Aim: Exclude the pictures, then repeat the remaining data exactly.

▬▬▬▬▬▬▬▬▬▬

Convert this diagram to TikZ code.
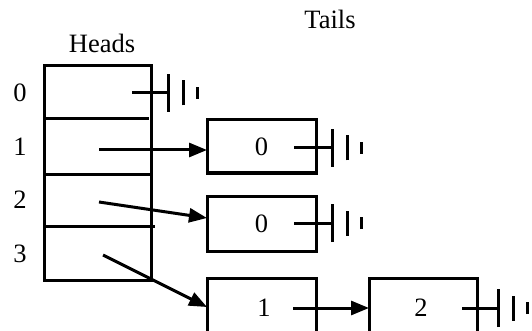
\documentclass[tikz,border=0pt]{standalone}
\usepackage{fontspec}
\setmainfont{Liberation Serif}
\usetikzlibrary{arrows.meta}
\begin{document}
\begin{tikzpicture}[x=1pt,y=-1pt,
  ln/.style={line width=3pt},
  lbl/.style={font=\fontsize{26.5}{26.5}\selectfont, inner sep=0pt},
  cellbox/.style={draw, line width=3pt, inner sep=0pt, font=\fontsize{26.5}{26.5}\selectfont},
  arr/.style={line width=3pt, -{Triangle[length=18pt,width=14pt]}},
  nullbar/.style={line width=3pt}
]
\useasboundingbox (0,0) rectangle (532,331);
\clip (0,0) rectangle (532,331);
% labels
\node[lbl] (heads) at (102,43) {Heads};
\node[lbl] (tails) at (330,19) {Tails};
\node[lbl] (i0) at (20,93) {0};
\node[lbl] (i1) at (20,147) {1};
\node[lbl] (i2) at (20,200) {2};
\node[lbl] (i3) at (20,254) {3};
% heads array
\node[cellbox, minimum width=107pt, minimum height=214pt] (arr) at (97.5,173) {};
\draw[ln] (43,119) -- (149,119);
\draw[ln] (43,174) -- (153,174);
\draw[ln] (43,226) -- (155,226);
% tail boxes
\node[cellbox, minimum width=109pt, minimum height=53pt] (t1) at (261.5,146.5) {0};
\node[cellbox, minimum width=109pt, minimum height=55pt] (t2) at (261.5,223.5) {0};
\node[cellbox, minimum width=109pt, minimum height=70pt] (t3) at (261.5,313) {};
\node[cellbox, minimum width=108pt, minimum height=70pt] (t4) at (423,313) {};
\node[lbl] (t3l) at (264,308) {1};
\node[lbl] (t4l) at (421,308) {2};
% arrow ends
\coordinate (a1) at (99,150);
\coordinate (a2) at (99,202);
\coordinate (a3) at (103,255);
\coordinate (b1) at (207,150);
\coordinate (b2) at (207,218);
\coordinate (b3) at (207,307);
\coordinate (a4) at (293,308);
\coordinate (b4) at (369,308);
\draw[arr] (a1) -- (b1);
\draw[arr] (a2) -- (b2);
\draw[arr] (a3) -- (b3);
\draw[arr] (a4) -- (b4);
% null symbols
\newcommand{\nullsym}[4]{%
  \coordinate (#1s) at (#2,#4);
  \coordinate (#1e) at (#3,#4);
  \draw[nullbar] (#1s) -- (#1e);
  \draw[nullbar] ([yshift=-19pt]#1e) -- ([yshift=19pt]#1e);
  \draw[nullbar] ([xshift=15pt,yshift=-12.5pt]#1e) -- ([xshift=15pt,yshift=12.5pt]#1e);
  \draw[nullbar] ([xshift=29pt,yshift=-6pt]#1e) -- ([xshift=29pt,yshift=6pt]#1e);
}
\nullsym{n0}{132}{168}{93}
\nullsym{n1}{294}{332}{148}
\nullsym{n2}{294}{332}{223}
\nullsym{n4}{462}{498}{308}
\end{tikzpicture}
\end{document}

▬▬▬▬▬▬▬▬▬▬

Answer to this exercise:
Convert this diagram to TikZ code.
\documentclass[tikz,border=0pt]{standalone}
\usepackage{fontspec}
\setmainfont{Liberation Serif}
\usetikzlibrary{arrows.meta}
\begin{document}
\begin{tikzpicture}[x=1pt,y=-1pt,
  ln/.style={line width=3pt},
  lbl/.style={font=\fontsize{26.5}{26.5}\selectfont, inner sep=0pt},
  cellbox/.style={draw, line width=3pt, inner sep=0pt, font=\fontsize{26.5}{26.5}\selectfont},
  arr/.style={line width=3pt, -{Triangle[length=18pt,width=14pt]}},
  nullbar/.style={line width=3pt}
]
\useasboundingbox (0,0) rectangle (532,331);
\clip (0,0) rectangle (532,331);
% labels
\node[lbl] (heads) at (102,43) {Heads};
\node[lbl] (tails) at (330,19) {Tails};
\node[lbl] (i0) at (20,93) {0};
\node[lbl] (i1) at (20,147) {1};
\node[lbl] (i2) at (20,200) {2};
\node[lbl] (i3) at (20,254) {3};
% heads array
\node[cellbox, minimum width=107pt, minimum height=214pt] (arr) at (97.5,173) {};
\draw[ln] (43,119) -- (149,119);
\draw[ln] (43,174) -- (153,174);
\draw[ln] (43,226) -- (155,226);
% tail boxes
\node[cellbox, minimum width=109pt, minimum height=53pt] (t1) at (261.5,146.5) {0};
\node[cellbox, minimum width=109pt, minimum height=55pt] (t2) at (261.5,223.5) {0};
\node[cellbox, minimum width=109pt, minimum height=70pt] (t3) at (261.5,313) {};
\node[cellbox, minimum width=108pt, minimum height=70pt] (t4) at (423,313) {};
\node[lbl] (t3l) at (264,308) {1};
\node[lbl] (t4l) at (421,308) {2};
% arrow ends
\coordinate (a1) at (99,150);
\coordinate (a2) at (99,202);
\coordinate (a3) at (103,255);
\coordinate (b1) at (207,150);
\coordinate (b2) at (207,218);
\coordinate (b3) at (207,307);
\coordinate (a4) at (293,308);
\coordinate (b4) at (369,308);
\draw[arr] (a1) -- (b1);
\draw[arr] (a2) -- (b2);
\draw[arr] (a3) -- (b3);
\draw[arr] (a4) -- (b4);
% null symbols
\newcommand{\nullsym}[4]{%
  \coordinate (#1s) at (#2,#4);
  \coordinate (#1e) at (#3,#4);
  \draw[nullbar] (#1s) -- (#1e);
  \draw[nullbar] ([yshift=-19pt]#1e) -- ([yshift=19pt]#1e);
  \draw[nullbar] ([xshift=15pt,yshift=-12.5pt]#1e) -- ([xshift=15pt,yshift=12.5pt]#1e);
  \draw[nullbar] ([xshift=29pt,yshift=-6pt]#1e) -- ([xshift=29pt,yshift=6pt]#1e);
}
\nullsym{n0}{132}{168}{93}
\nullsym{n1}{294}{332}{148}
\nullsym{n2}{294}{332}{223}
\nullsym{n4}{462}{498}{308}
\end{tikzpicture}
\end{document}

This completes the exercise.